Give the data below again exactly as written, without its pictures.

======== EXCERPTED DATA ========

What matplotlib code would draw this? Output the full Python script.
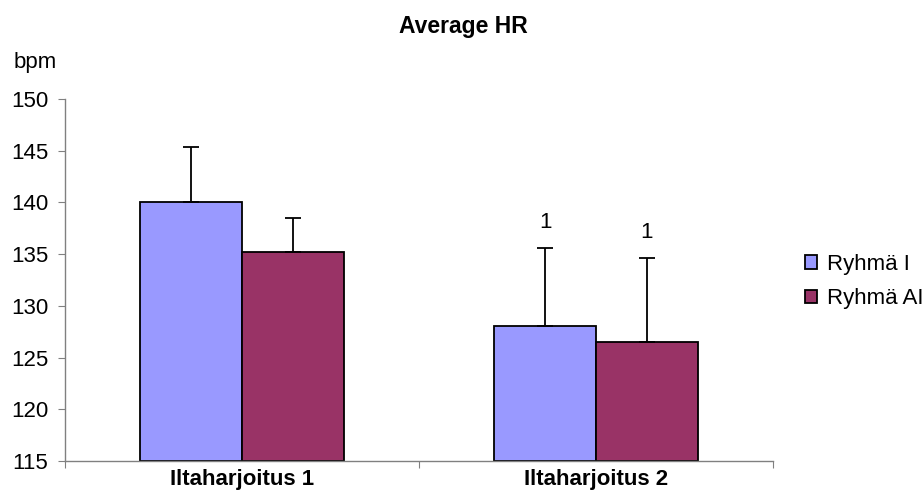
import numpy as np
import matplotlib
matplotlib.use("Agg")
import matplotlib.pyplot as plt

plt.rcParams['font.family'] = ['Liberation Sans', 'DejaVu Sans']

categories = ["Iltaharjoitus 1", "Iltaharjoitus 2"]
groups = ["Ryhmä I", "Ryhmä AI"]
means = {"Ryhmä I": [140.0, 128.1], "Ryhmä AI": [135.2, 126.5]}
errors = {"Ryhmä I": [5.4, 7.5], "Ryhmä AI": [3.3, 8.1]}
marks = {"Ryhmä I": ["", "1"], "Ryhmä AI": ["", "1"]}
colors = ["#9999FF", "#993366"]

fig = plt.figure(figsize=(9.24, 4.94), dpi=100)
ax = fig.add_axes([0.0703, 0.0668, 0.7663, 0.7328])

x = np.arange(len(categories))
w = 0.287
for i, g in enumerate(groups):
    pos = x + (i - 0.5) * w
    vals = np.array(means[g])
    err = np.array(errors[g])
    ax.bar(pos, vals - 115, w, bottom=115, color=colors[i], edgecolor='black',
           linewidth=1.3, label=g, zorder=2)
    ax.errorbar(pos, vals, yerr=[np.zeros_like(err), err], fmt='none',
                ecolor='black', elinewidth=1.3, capsize=5.8, capthick=1.3, zorder=3)
    for p, v, e, m in zip(pos, vals, err, marks[g]):
        if m:
            ax.annotate(m, (p, v + e), xytext=(0, 11), textcoords='offset points',
                        ha='center', va='bottom', fontsize=16)

ax.set_xlim(-0.5, 1.5)
ax.set_ylim(115, 150)
ax.set_yticks(np.arange(115, 151, 5))
ax.set_xticks([-0.5, 0.5, 1.5], minor=False)
ax.set_xticklabels([])
ax.set_xticks(x, minor=True)
ax.set_xticklabels(categories, minor=True, fontweight='bold', fontsize=16)
ax.tick_params(axis='x', which='minor', length=0, pad=6)
ax.tick_params(axis='x', which='major', length=5, direction='out', color='#808080')
ax.tick_params(axis='y', length=5, direction='out', color='#808080', labelsize=16, pad=7)

for s in ['top', 'right']:
    ax.spines[s].set_visible(False)
for s in ['left', 'bottom']:
    ax.spines[s].set_color('#808080')
    ax.spines[s].set_linewidth(1.0)

fig.text(0.501, 0.947, "Average HR", ha='center', va='center', fontsize=16.5, fontweight='bold')
fig.text(0.015, 0.874, "bpm", ha='left', va='center', fontsize=16)

ax.legend(loc='center left', bbox_to_anchor=(0.871, 0.43), bbox_transform=fig.transFigure,
          frameon=False, fontsize=16, handlelength=0.55, handleheight=0.55,
          handletextpad=0.45, labelspacing=0.6, borderaxespad=0, borderpad=0)

fig.savefig("out.png", dpi=100)
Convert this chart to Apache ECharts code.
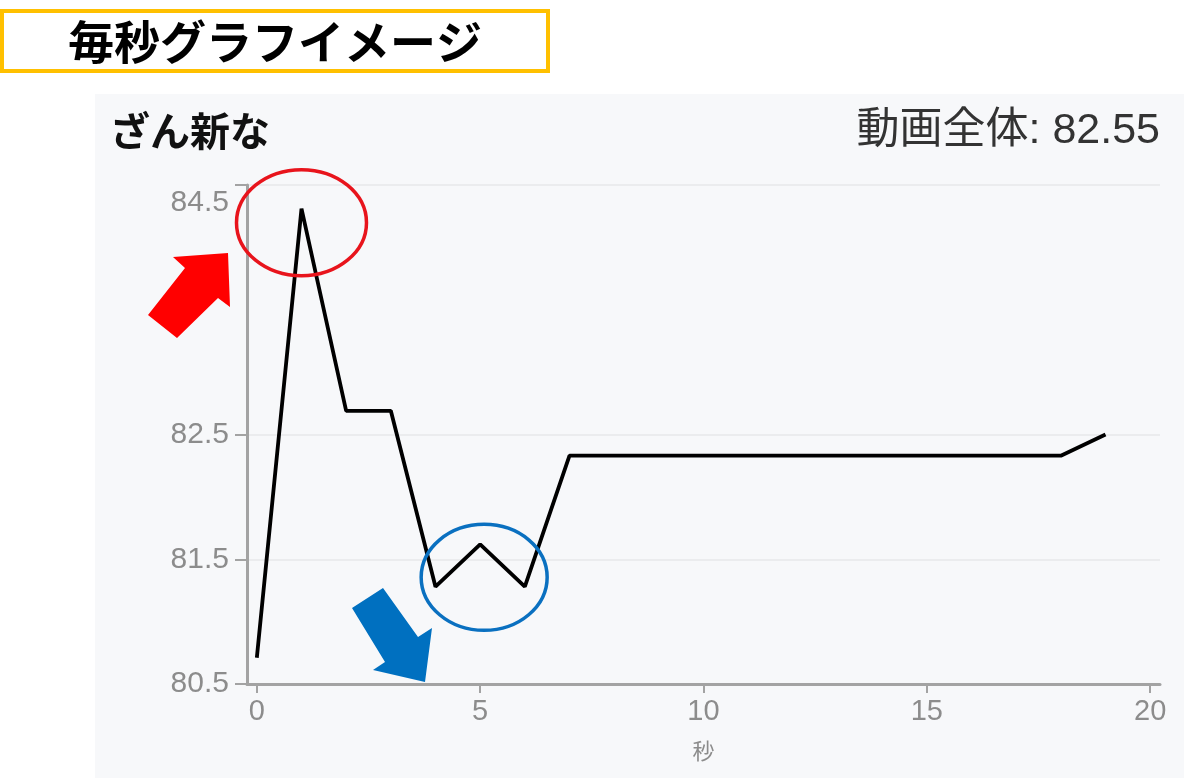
<!DOCTYPE html>
<html>
<head>
<meta charset="utf-8">
<script src="https://cdn.jsdelivr.net/npm/echarts@6/dist/echarts.min.js"></script>
<style>
html,body{margin:0;padding:0;background:#ffffff;}
#c{width:1184px;height:778px;}
</style>
</head>
<body>
<div id="c"></div>
<script>
// ---- data ----
const seconds = [0,1,2,3,4,5,6,7,8,9,10,11,12,13,14,15,16,17,18,19];
const scores  = [80.71,84.31,82.69,82.69,81.28,81.62,81.28,82.33,82.33,82.33,82.33,82.33,82.33,82.33,82.33,82.33,82.33,82.33,82.33,82.5];
const xTicks = [0,5,10,15,20];
const yTicks = [80.5,81.5,82.5,84.5];
const pageTitle = '毎秒グラフイメージ';
const chartTitle = 'ざん新な';
const overallLabel = '動画全体: 82.55';
const xName = '秒';

const chart = echarts.init(document.getElementById('c'));
const axisGray = '#a3a3a3';
const labelGray = '#8c8c8c';

const baseGraphics = [
  {id: 'panel', type: 'rect', z: -10, silent: true, shape: {x: 95, y: 94, width: 1089, height: 684}, style: {fill: '#f7f8fa'}},
  {id: 'titlebox', type: 'rect', shape: {x: 2, y: 11, width: 546, height: 60}, style: {fill: '#ffffff', stroke: '#ffc000', lineWidth: 4}},
  {id: 'titletext', type: 'text', x: 275, y: 42, style: {text: pageTitle, fill: '#000', font: 'bold 46px "Noto Sans CJK JP"', align: 'center', verticalAlign: 'middle'}},
  {id: 'ctitle', type: 'text', x: 110, y: 131, style: {text: chartTitle, fill: '#111', font: 'bold 40px "Noto Sans CJK JP"', align: 'left', verticalAlign: 'middle'}},
  {id: 'overall', type: 'text', x: 1160, y: 131, style: {text: overallLabel, fill: '#333', font: '43px "Liberation Sans", "Noto Sans CJK JP"', align: 'right', verticalAlign: 'middle'}},
  {id: 'redarrow', type: 'polygon', z: 10, shape: {points: [[148,315],[185,268],[173,257],[228,253],[230,307],[218,298],[177,338]]}, style: {fill: '#ff0000'}},
  {id: 'bluearrow', type: 'polygon', z: 10, shape: {points: [[352,608],[383,588],[418,637],[432,628],[425,682],[373,670],[385,662]]}, style: {fill: '#0070c0'}}
];

chart.setOption({
  animation: false,
  backgroundColor: '#ffffff',
  grid: {left: 247, right: 24, top: 185, bottom: 94},
  xAxis: {
    type: 'value', min: -0.22, max: 20.22,
    name: xName, nameLocation: 'middle', nameGap: 56,
    nameTextStyle: {color: labelGray, fontSize: 22, fontFamily: 'Noto Sans CJK JP'},
    axisLine: {show: true, onZero: false, lineStyle: {color: axisGray, width: 3}},
    axisTick: {show: true, length: 9, customValues: xTicks, lineStyle: {color: axisGray, width: 2}},
    axisLabel: {customValues: xTicks, color: labelGray, fontSize: 29, margin: 13, fontFamily: 'Liberation Sans, Noto Sans CJK JP'},
    splitLine: {show: false}
  },
  yAxis: {
    type: 'value', min: 80.5, max: 84.5,
    axisLine: {show: true, onZero: false, lineStyle: {color: axisGray, width: 3}},
    axisTick: {show: true, length: 12, customValues: yTicks, lineStyle: {color: axisGray, width: 2}},
    axisLabel: {
      customValues: yTicks, color: labelGray, fontSize: 30, margin: 18,
      fontFamily: 'Liberation Sans, Noto Sans CJK JP',
      formatter: function (v) { return v === 84.5 ? '{top|84.5}' : v.toFixed(1); },
      rich: {top: {color: labelGray, fontSize: 30, padding: [36, 0, 0, 0], fontFamily: 'Liberation Sans, Noto Sans CJK JP'}}
    },
    splitLine: {show: true, lineStyle: {color: '#ebecee', width: 2}}
  },
  series: [{
    type: 'line',
    data: seconds.map((s, i) => [s, scores[i]]),
    showSymbol: false,
    lineStyle: {color: '#000000', width: 3.8},
    z: 5
  }],
  graphic: baseGraphics
});

// annotation ellipses anchored to the data points
const peak = chart.convertToPixel({gridIndex: 0}, [seconds[1], scores[1]]);
const dip = chart.convertToPixel({gridIndex: 0}, [seconds[5], scores[5]]);
chart.setOption({
  graphic: baseGraphics.concat([
    {id: 'redring', type: 'ellipse', z: 10, shape: {cx: peak[0], cy: peak[1] + 14, rx: 65, ry: 53}, style: {fill: 'none', stroke: '#e8141c', lineWidth: 3.5}},
    {id: 'bluering', type: 'ellipse', z: 10, shape: {cx: dip[0] + 4, cy: dip[1] + 33, rx: 63, ry: 53}, style: {fill: 'none', stroke: '#0a70c0', lineWidth: 3.5}}
  ])
});
</script>
</body>
</html>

========

▶ [EXERCISE SOLUTION]:
What matplotlib code would draw this? Output the full Python script.
import numpy as np
import matplotlib
matplotlib.use("Agg")
import matplotlib.pyplot as plt

plt.rcParams['font.family'] = ['Liberation Sans', 'DejaVu Sans']

categories = ["Iltaharjoitus 1", "Iltaharjoitus 2"]
groups = ["Ryhmä I", "Ryhmä AI"]
means = {"Ryhmä I": [140.0, 128.1], "Ryhmä AI": [135.2, 126.5]}
errors = {"Ryhmä I": [5.4, 7.5], "Ryhmä AI": [3.3, 8.1]}
marks = {"Ryhmä I": ["", "1"], "Ryhmä AI": ["", "1"]}
colors = ["#9999FF", "#993366"]

fig = plt.figure(figsize=(9.24, 4.94), dpi=100)
ax = fig.add_axes([0.0703, 0.0668, 0.7663, 0.7328])

x = np.arange(len(categories))
w = 0.287
for i, g in enumerate(groups):
    pos = x + (i - 0.5) * w
    vals = np.array(means[g])
    err = np.array(errors[g])
    ax.bar(pos, vals - 115, w, bottom=115, color=colors[i], edgecolor='black',
           linewidth=1.3, label=g, zorder=2)
    ax.errorbar(pos, vals, yerr=[np.zeros_like(err), err], fmt='none',
                ecolor='black', elinewidth=1.3, capsize=5.8, capthick=1.3, zorder=3)
    for p, v, e, m in zip(pos, vals, err, marks[g]):
        if m:
            ax.annotate(m, (p, v + e), xytext=(0, 11), textcoords='offset points',
                        ha='center', va='bottom', fontsize=16)

ax.set_xlim(-0.5, 1.5)
ax.set_ylim(115, 150)
ax.set_yticks(np.arange(115, 151, 5))
ax.set_xticks([-0.5, 0.5, 1.5], minor=False)
ax.set_xticklabels([])
ax.set_xticks(x, minor=True)
ax.set_xticklabels(categories, minor=True, fontweight='bold', fontsize=16)
ax.tick_params(axis='x', which='minor', length=0, pad=6)
ax.tick_params(axis='x', which='major', length=5, direction='out', color='#808080')
ax.tick_params(axis='y', length=5, direction='out', color='#808080', labelsize=16, pad=7)

for s in ['top', 'right']:
    ax.spines[s].set_visible(False)
for s in ['left', 'bottom']:
    ax.spines[s].set_color('#808080')
    ax.spines[s].set_linewidth(1.0)

fig.text(0.501, 0.947, "Average HR", ha='center', va='center', fontsize=16.5, fontweight='bold')
fig.text(0.015, 0.874, "bpm", ha='left', va='center', fontsize=16)

ax.legend(loc='center left', bbox_to_anchor=(0.871, 0.43), bbox_transform=fig.transFigure,
          frameon=False, fontsize=16, handlelength=0.55, handleheight=0.55,
          handletextpad=0.45, labelspacing=0.6, borderaxespad=0, borderpad=0)

fig.savefig("out.png", dpi=100)
Convert this chart to Apache ECharts code.
<!DOCTYPE html>
<html>
<head>
<meta charset="utf-8">
<script src="https://cdn.jsdelivr.net/npm/echarts@6/dist/echarts.min.js"></script>
<style>
html,body{margin:0;padding:0;background:#ffffff;}
#c{width:1184px;height:778px;}
</style>
</head>
<body>
<div id="c"></div>
<script>
// ---- data ----
const seconds = [0,1,2,3,4,5,6,7,8,9,10,11,12,13,14,15,16,17,18,19];
const scores  = [80.71,84.31,82.69,82.69,81.28,81.62,81.28,82.33,82.33,82.33,82.33,82.33,82.33,82.33,82.33,82.33,82.33,82.33,82.33,82.5];
const xTicks = [0,5,10,15,20];
const yTicks = [80.5,81.5,82.5,84.5];
const pageTitle = '毎秒グラフイメージ';
const chartTitle = 'ざん新な';
const overallLabel = '動画全体: 82.55';
const xName = '秒';

const chart = echarts.init(document.getElementById('c'));
const axisGray = '#a3a3a3';
const labelGray = '#8c8c8c';

const baseGraphics = [
  {id: 'panel', type: 'rect', z: -10, silent: true, shape: {x: 95, y: 94, width: 1089, height: 684}, style: {fill: '#f7f8fa'}},
  {id: 'titlebox', type: 'rect', shape: {x: 2, y: 11, width: 546, height: 60}, style: {fill: '#ffffff', stroke: '#ffc000', lineWidth: 4}},
  {id: 'titletext', type: 'text', x: 275, y: 42, style: {text: pageTitle, fill: '#000', font: 'bold 46px "Noto Sans CJK JP"', align: 'center', verticalAlign: 'middle'}},
  {id: 'ctitle', type: 'text', x: 110, y: 131, style: {text: chartTitle, fill: '#111', font: 'bold 40px "Noto Sans CJK JP"', align: 'left', verticalAlign: 'middle'}},
  {id: 'overall', type: 'text', x: 1160, y: 131, style: {text: overallLabel, fill: '#333', font: '43px "Liberation Sans", "Noto Sans CJK JP"', align: 'right', verticalAlign: 'middle'}},
  {id: 'redarrow', type: 'polygon', z: 10, shape: {points: [[148,315],[185,268],[173,257],[228,253],[230,307],[218,298],[177,338]]}, style: {fill: '#ff0000'}},
  {id: 'bluearrow', type: 'polygon', z: 10, shape: {points: [[352,608],[383,588],[418,637],[432,628],[425,682],[373,670],[385,662]]}, style: {fill: '#0070c0'}}
];

chart.setOption({
  animation: false,
  backgroundColor: '#ffffff',
  grid: {left: 247, right: 24, top: 185, bottom: 94},
  xAxis: {
    type: 'value', min: -0.22, max: 20.22,
    name: xName, nameLocation: 'middle', nameGap: 56,
    nameTextStyle: {color: labelGray, fontSize: 22, fontFamily: 'Noto Sans CJK JP'},
    axisLine: {show: true, onZero: false, lineStyle: {color: axisGray, width: 3}},
    axisTick: {show: true, length: 9, customValues: xTicks, lineStyle: {color: axisGray, width: 2}},
    axisLabel: {customValues: xTicks, color: labelGray, fontSize: 29, margin: 13, fontFamily: 'Liberation Sans, Noto Sans CJK JP'},
    splitLine: {show: false}
  },
  yAxis: {
    type: 'value', min: 80.5, max: 84.5,
    axisLine: {show: true, onZero: false, lineStyle: {color: axisGray, width: 3}},
    axisTick: {show: true, length: 12, customValues: yTicks, lineStyle: {color: axisGray, width: 2}},
    axisLabel: {
      customValues: yTicks, color: labelGray, fontSize: 30, margin: 18,
      fontFamily: 'Liberation Sans, Noto Sans CJK JP',
      formatter: function (v) { return v === 84.5 ? '{top|84.5}' : v.toFixed(1); },
      rich: {top: {color: labelGray, fontSize: 30, padding: [36, 0, 0, 0], fontFamily: 'Liberation Sans, Noto Sans CJK JP'}}
    },
    splitLine: {show: true, lineStyle: {color: '#ebecee', width: 2}}
  },
  series: [{
    type: 'line',
    data: seconds.map((s, i) => [s, scores[i]]),
    showSymbol: false,
    lineStyle: {color: '#000000', width: 3.8},
    z: 5
  }],
  graphic: baseGraphics
});

// annotation ellipses anchored to the data points
const peak = chart.convertToPixel({gridIndex: 0}, [seconds[1], scores[1]]);
const dip = chart.convertToPixel({gridIndex: 0}, [seconds[5], scores[5]]);
chart.setOption({
  graphic: baseGraphics.concat([
    {id: 'redring', type: 'ellipse', z: 10, shape: {cx: peak[0], cy: peak[1] + 14, rx: 65, ry: 53}, style: {fill: 'none', stroke: '#e8141c', lineWidth: 3.5}},
    {id: 'bluering', type: 'ellipse', z: 10, shape: {cx: dip[0] + 4, cy: dip[1] + 33, rx: 63, ry: 53}, style: {fill: 'none', stroke: '#0a70c0', lineWidth: 3.5}}
  ])
});
</script>
</body>
</html>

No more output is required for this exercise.